→ **INFORMATION SHOWN**:
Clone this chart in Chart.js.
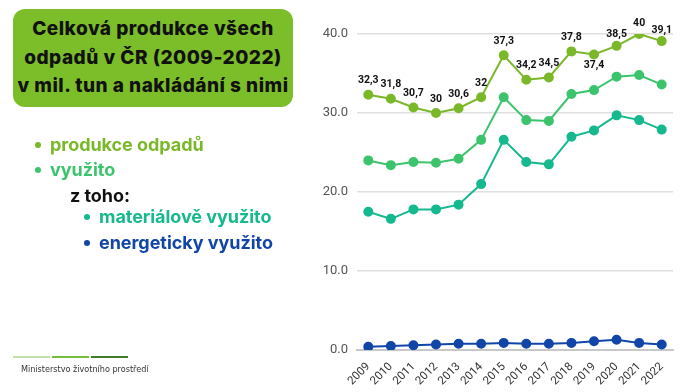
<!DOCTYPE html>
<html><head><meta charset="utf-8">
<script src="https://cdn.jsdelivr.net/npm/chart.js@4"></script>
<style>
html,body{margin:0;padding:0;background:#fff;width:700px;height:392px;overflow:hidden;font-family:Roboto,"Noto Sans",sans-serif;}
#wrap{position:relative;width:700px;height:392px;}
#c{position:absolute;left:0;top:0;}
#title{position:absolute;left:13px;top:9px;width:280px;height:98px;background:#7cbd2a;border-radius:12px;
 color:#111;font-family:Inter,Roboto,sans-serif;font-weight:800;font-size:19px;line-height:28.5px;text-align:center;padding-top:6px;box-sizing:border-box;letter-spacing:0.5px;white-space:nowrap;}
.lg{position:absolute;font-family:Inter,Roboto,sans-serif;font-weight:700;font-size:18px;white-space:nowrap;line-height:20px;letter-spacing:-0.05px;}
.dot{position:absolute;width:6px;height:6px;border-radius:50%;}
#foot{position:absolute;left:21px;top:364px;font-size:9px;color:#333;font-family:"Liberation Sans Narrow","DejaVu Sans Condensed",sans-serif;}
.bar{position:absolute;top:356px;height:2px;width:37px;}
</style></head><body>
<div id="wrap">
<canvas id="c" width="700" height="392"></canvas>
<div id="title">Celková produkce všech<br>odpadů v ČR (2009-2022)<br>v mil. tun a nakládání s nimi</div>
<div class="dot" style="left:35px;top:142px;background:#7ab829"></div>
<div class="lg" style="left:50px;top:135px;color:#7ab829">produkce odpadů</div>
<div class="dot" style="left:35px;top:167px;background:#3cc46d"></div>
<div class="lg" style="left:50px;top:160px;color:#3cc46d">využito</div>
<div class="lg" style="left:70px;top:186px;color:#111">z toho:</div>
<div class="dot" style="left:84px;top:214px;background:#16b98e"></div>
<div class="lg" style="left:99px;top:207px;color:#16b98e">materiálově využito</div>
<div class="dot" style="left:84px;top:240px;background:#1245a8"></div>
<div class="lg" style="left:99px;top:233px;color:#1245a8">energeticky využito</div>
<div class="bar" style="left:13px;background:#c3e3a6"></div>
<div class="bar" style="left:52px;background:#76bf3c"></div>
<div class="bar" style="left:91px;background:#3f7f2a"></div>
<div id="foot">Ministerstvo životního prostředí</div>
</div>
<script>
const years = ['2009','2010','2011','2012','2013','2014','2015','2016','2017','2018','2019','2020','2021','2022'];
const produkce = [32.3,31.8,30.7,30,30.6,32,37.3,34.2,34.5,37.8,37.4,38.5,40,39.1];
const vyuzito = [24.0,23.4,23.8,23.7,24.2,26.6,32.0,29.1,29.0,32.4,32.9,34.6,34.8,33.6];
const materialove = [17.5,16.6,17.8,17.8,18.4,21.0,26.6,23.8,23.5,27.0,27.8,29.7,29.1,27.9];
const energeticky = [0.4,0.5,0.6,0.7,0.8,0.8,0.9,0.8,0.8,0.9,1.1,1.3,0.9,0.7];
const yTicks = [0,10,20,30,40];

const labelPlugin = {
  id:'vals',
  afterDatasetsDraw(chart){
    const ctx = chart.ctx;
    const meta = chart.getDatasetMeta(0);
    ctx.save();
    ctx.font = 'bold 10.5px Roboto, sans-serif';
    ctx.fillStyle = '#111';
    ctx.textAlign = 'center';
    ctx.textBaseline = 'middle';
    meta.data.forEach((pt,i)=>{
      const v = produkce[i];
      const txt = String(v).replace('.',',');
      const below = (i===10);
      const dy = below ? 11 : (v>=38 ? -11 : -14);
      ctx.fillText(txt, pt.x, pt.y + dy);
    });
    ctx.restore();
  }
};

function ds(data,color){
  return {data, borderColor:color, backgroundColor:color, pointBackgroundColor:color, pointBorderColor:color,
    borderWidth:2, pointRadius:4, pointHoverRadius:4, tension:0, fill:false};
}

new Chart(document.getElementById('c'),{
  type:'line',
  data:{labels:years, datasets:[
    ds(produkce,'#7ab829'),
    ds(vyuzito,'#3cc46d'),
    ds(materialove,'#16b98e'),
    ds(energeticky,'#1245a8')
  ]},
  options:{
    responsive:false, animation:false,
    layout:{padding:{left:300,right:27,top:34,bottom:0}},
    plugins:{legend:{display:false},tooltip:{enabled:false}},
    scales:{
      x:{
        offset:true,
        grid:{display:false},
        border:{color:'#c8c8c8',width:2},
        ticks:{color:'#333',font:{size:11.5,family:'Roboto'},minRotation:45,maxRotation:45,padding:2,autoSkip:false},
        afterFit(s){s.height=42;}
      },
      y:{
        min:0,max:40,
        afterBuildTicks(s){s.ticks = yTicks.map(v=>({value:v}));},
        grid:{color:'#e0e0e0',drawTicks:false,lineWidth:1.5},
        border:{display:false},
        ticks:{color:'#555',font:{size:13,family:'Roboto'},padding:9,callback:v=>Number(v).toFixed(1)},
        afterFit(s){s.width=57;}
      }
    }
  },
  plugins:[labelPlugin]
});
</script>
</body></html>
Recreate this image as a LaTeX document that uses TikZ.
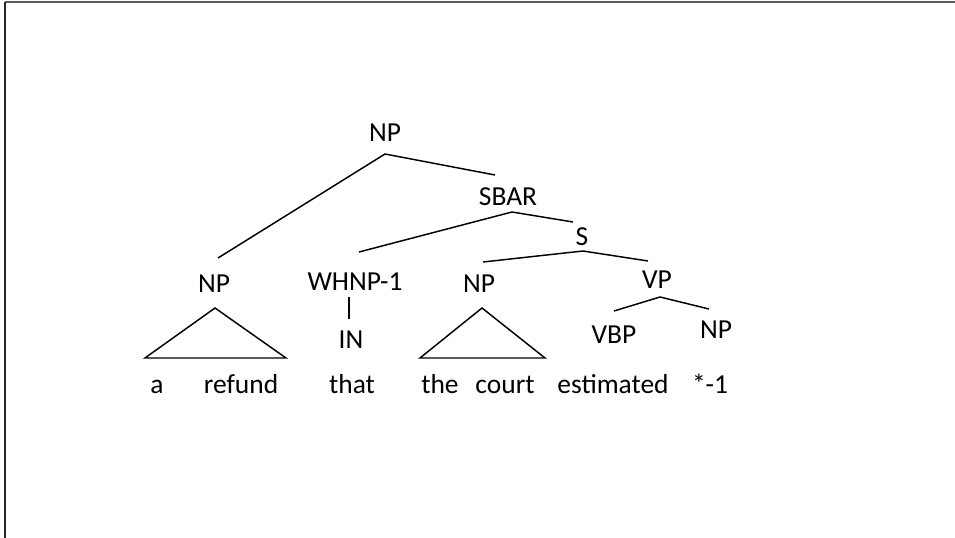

→ **WHAT TO DO**: Copy each line of the preceding data that contains the string "this".

→ **EXERCISE SOLUTION**:
Clone this chart in Chart.js.
Recreate this image as a LaTeX document that uses TikZ.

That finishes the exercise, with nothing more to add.